I can't figure out why you wouldn't want responsive bindings. Can someone please explain why it's good. 

I LOVE my Cartels. I tried some Targas and thought they were great!!! I also tried 390s (amongst others) and didn't like them as much. I guess because of the less response! (Also not a big fan of the Rome toe strap)

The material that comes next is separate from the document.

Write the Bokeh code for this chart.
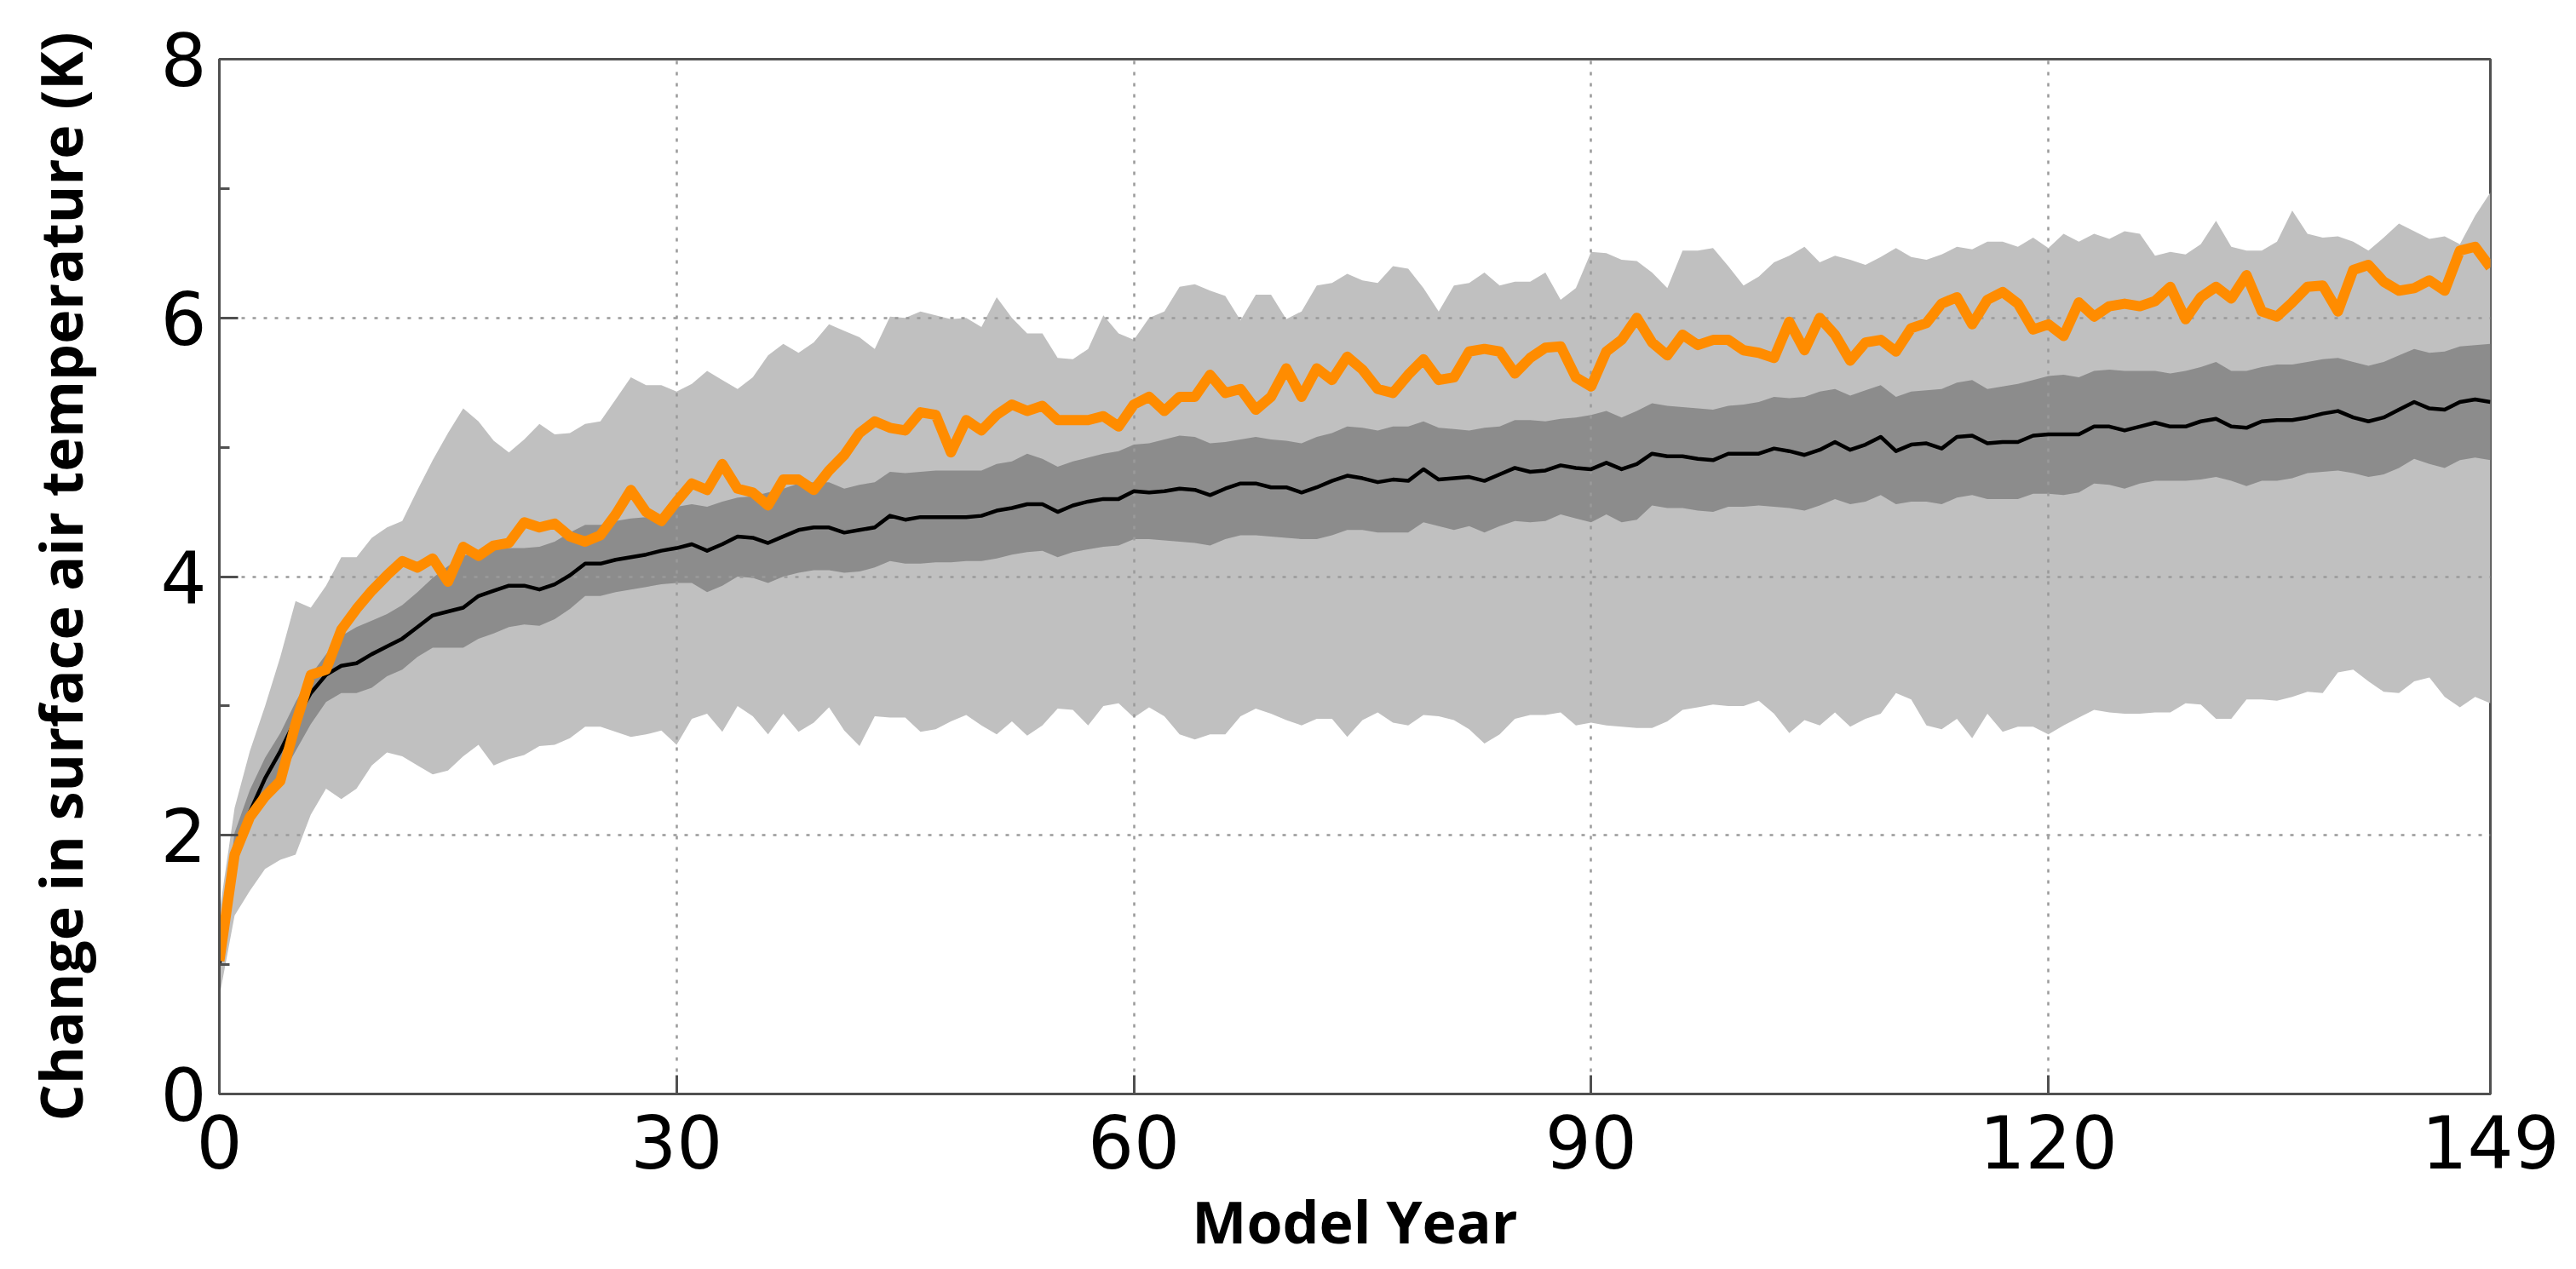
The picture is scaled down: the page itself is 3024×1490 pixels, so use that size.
from bokeh.plotting import figure
from bokeh.models import FixedTicker, Range1d, ColumnDataSource
from bokeh.embed import file_html
from bokeh.resources import INLINE

years = list(range(150))

orange_run = [
    1.03, 1.85, 2.14, 2.30, 2.42, 2.86, 3.24, 3.28, 3.59, 3.75,
    3.89, 4.01, 4.12, 4.07, 4.14, 3.96, 4.23, 4.16, 4.24, 4.26,
    4.42, 4.38, 4.41, 4.31, 4.27, 4.32, 4.48, 4.67, 4.50, 4.43,
    4.58, 4.72, 4.67, 4.87, 4.68, 4.65, 4.55, 4.75, 4.75, 4.67,
    4.82, 4.94, 5.11, 5.20, 5.15, 5.13, 5.27, 5.25, 4.96, 5.21,
    5.13, 5.25, 5.33, 5.28, 5.32, 5.21, 5.21, 5.21, 5.24, 5.16,
    5.33, 5.39, 5.28, 5.39, 5.39, 5.56, 5.42, 5.45, 5.29, 5.39,
    5.61, 5.39, 5.61, 5.52, 5.70, 5.60, 5.45, 5.42, 5.56, 5.68,
    5.52, 5.54, 5.74, 5.76, 5.74, 5.57, 5.69, 5.77, 5.78, 5.54,
    5.47, 5.74, 5.83, 6.00, 5.81, 5.71, 5.87, 5.79, 5.83, 5.83,
    5.75, 5.73, 5.69, 5.97, 5.75, 6.00, 5.87, 5.67, 5.81, 5.83,
    5.74, 5.92, 5.96, 6.11, 6.16, 5.95, 6.14, 6.20, 6.11, 5.91,
    5.95, 5.86, 6.12, 6.01, 6.09, 6.11, 6.09, 6.13, 6.24, 5.99,
    6.16, 6.24, 6.15, 6.33, 6.05, 6.01, 6.12, 6.24, 6.25, 6.05,
    6.37, 6.41, 6.28, 6.21, 6.23, 6.29, 6.21, 6.52, 6.55, 6.39,
]

ensemble_mean = [
    1.00, 1.83, 2.18, 2.44, 2.65, 2.89, 3.10, 3.24, 3.31, 3.33,
    3.40, 3.46, 3.52, 3.61, 3.70, 3.73, 3.76, 3.85, 3.89, 3.93,
    3.93, 3.90, 3.94, 4.01, 4.10, 4.10, 4.13, 4.15, 4.17, 4.20,
    4.22, 4.25, 4.20, 4.25, 4.31, 4.30, 4.26, 4.31, 4.36, 4.38,
    4.38, 4.34, 4.36, 4.38, 4.47, 4.44, 4.46, 4.46, 4.46, 4.46,
    4.47, 4.51, 4.53, 4.56, 4.56, 4.50, 4.55, 4.58, 4.60, 4.60,
    4.66, 4.65, 4.66, 4.68, 4.67, 4.63, 4.68, 4.72, 4.72, 4.69,
    4.69, 4.65, 4.69, 4.74, 4.78, 4.76, 4.73, 4.75, 4.74, 4.83,
    4.75, 4.76, 4.77, 4.74, 4.79, 4.84, 4.81, 4.82, 4.86, 4.84,
    4.83, 4.88, 4.83, 4.87, 4.95, 4.93, 4.93, 4.91, 4.90, 4.95,
    4.95, 4.95, 4.99, 4.97, 4.94, 4.98, 5.04, 4.98, 5.02, 5.08,
    4.97, 5.02, 5.03, 4.99, 5.08, 5.09, 5.03, 5.04, 5.04, 5.09,
    5.10, 5.10, 5.10, 5.16, 5.16, 5.13, 5.16, 5.19, 5.16, 5.16,
    5.20, 5.22, 5.16, 5.15, 5.20, 5.21, 5.21, 5.23, 5.26, 5.28,
    5.23, 5.20, 5.23, 5.29, 5.35, 5.30, 5.29, 5.35, 5.37, 5.35,
]

inner_upper = [
    1.08, 2.02, 2.35, 2.60, 2.79, 3.03, 3.24, 3.40, 3.54, 3.61,
    3.66, 3.71, 3.78, 3.88, 3.99, 4.08, 4.16, 4.20, 4.22, 4.22,
    4.22, 4.23, 4.27, 4.34, 4.40, 4.40, 4.43, 4.45, 4.46, 4.48,
    4.54, 4.56, 4.54, 4.58, 4.61, 4.62, 4.65, 4.68, 4.72, 4.73,
    4.73, 4.68, 4.71, 4.73, 4.81, 4.80, 4.81, 4.82, 4.82, 4.82,
    4.82, 4.87, 4.89, 4.95, 4.91, 4.85, 4.89, 4.92, 4.95, 4.97,
    5.02, 5.03, 5.06, 5.09, 5.08, 5.03, 5.04, 5.06, 5.08, 5.06,
    5.05, 5.03, 5.08, 5.11, 5.16, 5.15, 5.13, 5.16, 5.16, 5.20,
    5.15, 5.14, 5.13, 5.15, 5.16, 5.21, 5.21, 5.20, 5.22, 5.23,
    5.25, 5.28, 5.23, 5.28, 5.34, 5.32, 5.31, 5.30, 5.29, 5.32,
    5.33, 5.35, 5.39, 5.38, 5.39, 5.43, 5.45, 5.40, 5.44, 5.48,
    5.39, 5.43, 5.44, 5.45, 5.50, 5.52, 5.45, 5.47, 5.49, 5.52,
    5.55, 5.56, 5.54, 5.59, 5.60, 5.59, 5.59, 5.59, 5.57, 5.59,
    5.62, 5.66, 5.59, 5.59, 5.62, 5.64, 5.64, 5.66, 5.68, 5.69,
    5.66, 5.63, 5.66, 5.71, 5.76, 5.73, 5.74, 5.78, 5.79, 5.80,
]

inner_lower = [
    0.95, 1.74, 2.07, 2.28, 2.44, 2.65, 2.86, 3.03, 3.10, 3.10,
    3.14, 3.23, 3.28, 3.38, 3.45, 3.45, 3.45, 3.52, 3.56, 3.61,
    3.63, 3.62, 3.67, 3.75, 3.85, 3.85, 3.88, 3.90, 3.92, 3.94,
    3.95, 3.95, 3.88, 3.93, 4.00, 3.99, 3.95, 4.00, 4.03, 4.05,
    4.05, 4.03, 4.04, 4.07, 4.12, 4.10, 4.10, 4.11, 4.11, 4.12,
    4.12, 4.14, 4.17, 4.19, 4.20, 4.15, 4.19, 4.21, 4.23, 4.24,
    4.29, 4.29, 4.28, 4.27, 4.26, 4.24, 4.29, 4.32, 4.32, 4.31,
    4.30, 4.29, 4.29, 4.32, 4.36, 4.36, 4.34, 4.34, 4.34, 4.42,
    4.39, 4.36, 4.39, 4.34, 4.39, 4.43, 4.42, 4.43, 4.48, 4.45,
    4.42, 4.48, 4.42, 4.44, 4.55, 4.53, 4.53, 4.51, 4.50, 4.54,
    4.54, 4.55, 4.54, 4.53, 4.51, 4.55, 4.60, 4.56, 4.58, 4.63,
    4.56, 4.58, 4.58, 4.56, 4.61, 4.63, 4.60, 4.60, 4.60, 4.64,
    4.64, 4.63, 4.65, 4.72, 4.71, 4.68, 4.72, 4.74, 4.74, 4.74,
    4.75, 4.77, 4.74, 4.70, 4.74, 4.74, 4.76, 4.80, 4.81, 4.82,
    4.80, 4.77, 4.79, 4.84, 4.91, 4.87, 4.84, 4.90, 4.92, 4.90,
]

outer_upper = [
    1.40, 2.21, 2.65, 3.00, 3.38, 3.81, 3.76, 3.93, 4.15, 4.15,
    4.30, 4.38, 4.43, 4.67, 4.90, 5.11, 5.30, 5.20, 5.05, 4.96,
    5.06, 5.18, 5.10, 5.11, 5.18, 5.20, 5.37, 5.54, 5.48, 5.48,
    5.43, 5.49, 5.59, 5.52, 5.45, 5.54, 5.71, 5.80, 5.73, 5.81,
    5.95, 5.90, 5.85, 5.76, 6.01, 6.00, 6.05, 6.02, 5.99, 6.00,
    5.93, 6.16, 6.00, 5.88, 5.88, 5.69, 5.68, 5.76, 6.02, 5.88,
    5.83, 6.00, 6.05, 6.24, 6.26, 6.21, 6.17, 5.98, 6.18, 6.18,
    5.99, 6.05, 6.25, 6.27, 6.34, 6.29, 6.27, 6.40, 6.38, 6.23,
    6.05, 6.25, 6.27, 6.35, 6.25, 6.28, 6.28, 6.35, 6.14, 6.23,
    6.51, 6.50, 6.45, 6.44, 6.35, 6.23, 6.52, 6.52, 6.54, 6.40,
    6.25, 6.32, 6.43, 6.48, 6.55, 6.43, 6.48, 6.45, 6.41, 6.47,
    6.54, 6.47, 6.45, 6.49, 6.55, 6.53, 6.59, 6.59, 6.55, 6.62,
    6.54, 6.65, 6.59, 6.65, 6.61, 6.67, 6.65, 6.48, 6.51, 6.49,
    6.57, 6.75, 6.55, 6.52, 6.52, 6.59, 6.83, 6.65, 6.62, 6.63,
    6.59, 6.52, 6.62, 6.73, 6.67, 6.61, 6.63, 6.57, 6.79, 6.97,
]

outer_lower = [
    0.75, 1.38, 1.57, 1.74, 1.81, 1.85, 2.16, 2.36, 2.28, 2.36,
    2.54, 2.64, 2.61, 2.54, 2.47, 2.50, 2.61, 2.70, 2.54, 2.59,
    2.62, 2.69, 2.70, 2.75, 2.84, 2.84, 2.80, 2.76, 2.78, 2.81,
    2.70, 2.90, 2.94, 2.80, 3.00, 2.92, 2.78, 2.94, 2.80, 2.87,
    2.99, 2.81, 2.69, 2.92, 2.91, 2.91, 2.80, 2.82, 2.88, 2.93,
    2.85, 2.78, 2.88, 2.77, 2.85, 2.98, 2.97, 2.85, 3.00, 3.02,
    2.91, 2.99, 2.92, 2.78, 2.74, 2.78, 2.78, 2.92, 2.98, 2.94,
    2.89, 2.85, 2.90, 2.90, 2.76, 2.89, 2.95, 2.87, 2.85, 2.93,
    2.92, 2.89, 2.82, 2.71, 2.78, 2.90, 2.93, 2.93, 2.95, 2.85,
    2.87, 2.85, 2.84, 2.83, 2.83, 2.88, 2.97, 2.99, 3.01, 3.00,
    3.00, 3.04, 2.94, 2.79, 2.89, 2.85, 2.95, 2.84, 2.90, 2.94,
    3.10, 3.05, 2.85, 2.82, 2.90, 2.75, 2.94, 2.80, 2.84, 2.84,
    2.78, 2.85, 2.91, 2.97, 2.95, 2.94, 2.94, 2.95, 2.95, 3.02,
    3.01, 2.90, 2.90, 3.05, 3.05, 3.04, 3.07, 3.11, 3.10, 3.26,
    3.28, 3.19, 3.11, 3.10, 3.19, 3.22, 3.07, 2.99, 3.07, 3.02,
]

x_ticks = [0, 30, 60, 90, 120, 149]
y_ticks = [0, 2, 4, 6, 8]
y_minor_ticks = [1, 3, 5, 7]
x_title = "Model Year"
y_title = "Change in surface air temperature (K)"

source = ColumnDataSource(dict(
    year=years, run=orange_run, mean=ensemble_mean,
    in_lo=inner_lower, in_hi=inner_upper,
    out_lo=outer_lower, out_hi=outer_upper,
))

p = figure(width=3008, height=1482, output_backend="svg", toolbar_location=None,
           x_range=Range1d(0, 149), y_range=Range1d(0, 8),
           min_border_left=257, min_border_right=85,
           min_border_top=69, min_border_bottom=193)
p.background_fill_color = "white"
p.border_fill_color = "white"
p.outline_line_color = "#505050"
p.outline_line_width = 3

r1 = p.varea(x="year", y1="out_lo", y2="out_hi", source=source, fill_color="#c0c0c0")
r2 = p.varea(x="year", y1="in_lo", y2="in_hi", source=source, fill_color="#8c8c8c")
r1.level = "underlay"
r2.level = "underlay"
p.line(x="year", y="mean", source=source, line_color="black", line_width=4.5, line_join="round")
p.line(x="year", y="run", source=source, line_color="#ff8c00", line_width=12, line_join="round")

# grid
p.xgrid.ticker = FixedTicker(ticks=[30, 60, 90, 120])
p.ygrid.ticker = FixedTicker(ticks=[2, 4, 6])
for g in (p.xgrid[0], p.ygrid[0]):
    g.grid_line_color = "#9a9a9a"
    g.grid_line_width = 2.5
    g.grid_line_dash = "4 9"

# axes
p.xaxis.ticker = FixedTicker(ticks=x_ticks)
p.yaxis.ticker = FixedTicker(ticks=y_ticks, minor_ticks=y_minor_ticks)
for ax in (p.xaxis[0], p.yaxis[0]):
    ax.axis_line_color = "#505050"
    ax.axis_line_width = 3
    ax.major_tick_line_color = "#505050"
    ax.major_tick_line_width = 3
    ax.major_tick_in = 22
    ax.major_tick_out = 0
    ax.minor_tick_line_color = "#505050"
    ax.minor_tick_line_width = 3
    ax.minor_tick_in = 12
    ax.minor_tick_out = 0
    ax.major_label_text_font = "DejaVu Sans"
    ax.major_label_text_font_size = "85px"
    ax.major_label_text_color = "black"
    ax.axis_label_text_font = "Open Sans"
    ax.axis_label_text_font_style = "bold"
    ax.axis_label_text_color = "black"

p.xaxis.axis_label = x_title
p.yaxis.axis_label = y_title
p.xaxis.axis_label_text_font_size = "68px"
p.yaxis.axis_label_text_font_size = "68px"
p.xaxis.major_label_standoff = 24
p.xaxis.axis_label_standoff = 12
p.yaxis.major_label_standoff = 15
p.yaxis.axis_label_standoff = 68

open("out.html", "w").write(file_html(p, INLINE))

This is a long winded way of finding out whether I can get some more medium (Cartelesque) bindings for my NS EVO...... I don't know if I should stick with what I know I like and get the 2011 Blackhawks I have my eye on - which are, as I understand, similar to Cartels (Currently on my Proto)

OR 

Should I bite the bullet and get some 390s/Ride Rodeo/K2 Formulas/Missions..?/RK30/TT30

Please tell me what to do. I need to order them like NOW as Saturday I'm leaving for Tignes!

Cheers


----------



## Extremo (Nov 6, 2008)

It's just personal preference. 

I like a stiffer park board with mid flex bindings because I'm a bigger guy (185lbs). Soft boards have too much torsional flex and don't offer the stability that I need to jib or stomp landings. So I like my flex to come from the bindings instead of the board or boot. But for all mtn I like my bindings to be the stiffest part of my set up.


----------



## CheeseForSteeze (May 11, 2011)

Do whatever feels right underfoot. It might take a little bit of mixing and matching experience, borrowing gear from other people. I buy boots first, find a board that has a feel underfoot that I like then get the bindings. Personally I like a mid flexing boot (ThirtyTwo TM2) with a park flex board which I consider to be a softer than medium and a medium binding.


----------



## ilikecoupons (Jan 20, 2012)

i got k2 formulas on my Evo and it's pretty solid.


----------



## Nivek (Jan 24, 2008)

I would put Phantoms on an Evo before Blackhawks. 

I would put Phantoms on an Evo before most other bindings on the market actually.


----------